The presence of black powder in natural gas pipelines can lead to equipment erosion, valve failure, instrumentation malfunction, and increased pressure drop. However, despite its impact on downstream and midstream operations, black powder production is poorly understood. In the present work, black powder formation as a result of corrosion was investigated by simulating sales gas conditions in a glass cell. Steel specimens were systematically exposed to a range of CO2, H2S, and O2 partial pressures at differing water condensation rates. The potential for hygroscopic material assisting black powder formation was also investigated. Friable corrosion products found in dewing conditions consisted of siderite, mackinawite, and hematite. The expected mass of corrosion products, as determined from experimental corrosion rates, are in line with the high levels of black powder in field production. The presence of hygroscopic NaCl crystals facilitated corrosion at relative humidities as low as 33%.
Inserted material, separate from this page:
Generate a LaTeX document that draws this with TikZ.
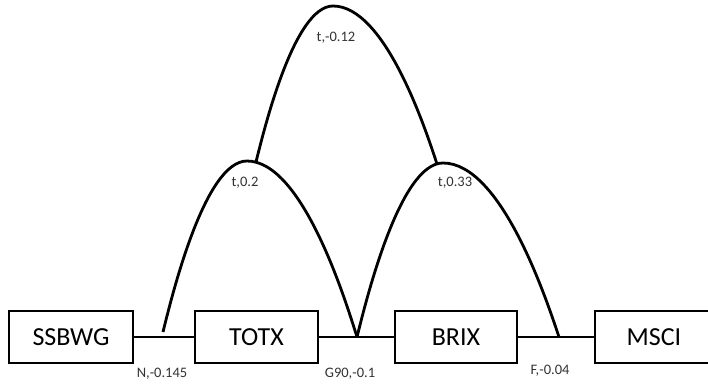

Black powder, particles which can be entrained by a natural gas stream, is a common problem in natural gas pipelines and if left unchecked can erode equipment, induce greater pressure drops, and clog instrumentation.1 Black powder may contain corrosion products, salt, dirt, and other materials such as those trapped in the pipeline during construction. Previous studies examining the composition of black powder have found primarily iron oxides and iron sulfides, but iron oxyhydroxides, iron carbonate, and elemental sulfur were also reported.2-5 The frequent occurrence of the aforementioned species have led researchers to conclude black powder is predominantly a result of corrosion.1-6
Corrosion in natural gas pipelines is typically caused by the presence of CO2, H2S, and O2 with liquid water. CO2 and H2S are known to be present within natural gas at various concentrations, but O2 is rarely reported. Exogenous oxygen ingress is attributed to be the primary source of O2 in natural gas and can lead to concentrations ranging from 0-0.03 vol%.2,7 Liquid water may seldom occur as the gas is dehydrated to 7 lbs H2O/MMscf (0.112 mg/l) or lower to reduce the risk of internal corrosion, however upsets in gas dehydration units may release enough water for condensation to be feasible. Measured dew points of water in the sales gas network were reported by Sherik, et al.2 The sales gas moisture content consistently exceeded the maximum moisture level of 7 lbs/MMscf (0.112 mg/l) risking dew formation. The measured water dew points were compared to meteorological data to examine the potential for water condensation on the steel pipeline. Winter ambient temperatures were frequently below the water dew point temperatures measured, therefore, water condensation was deemed likely.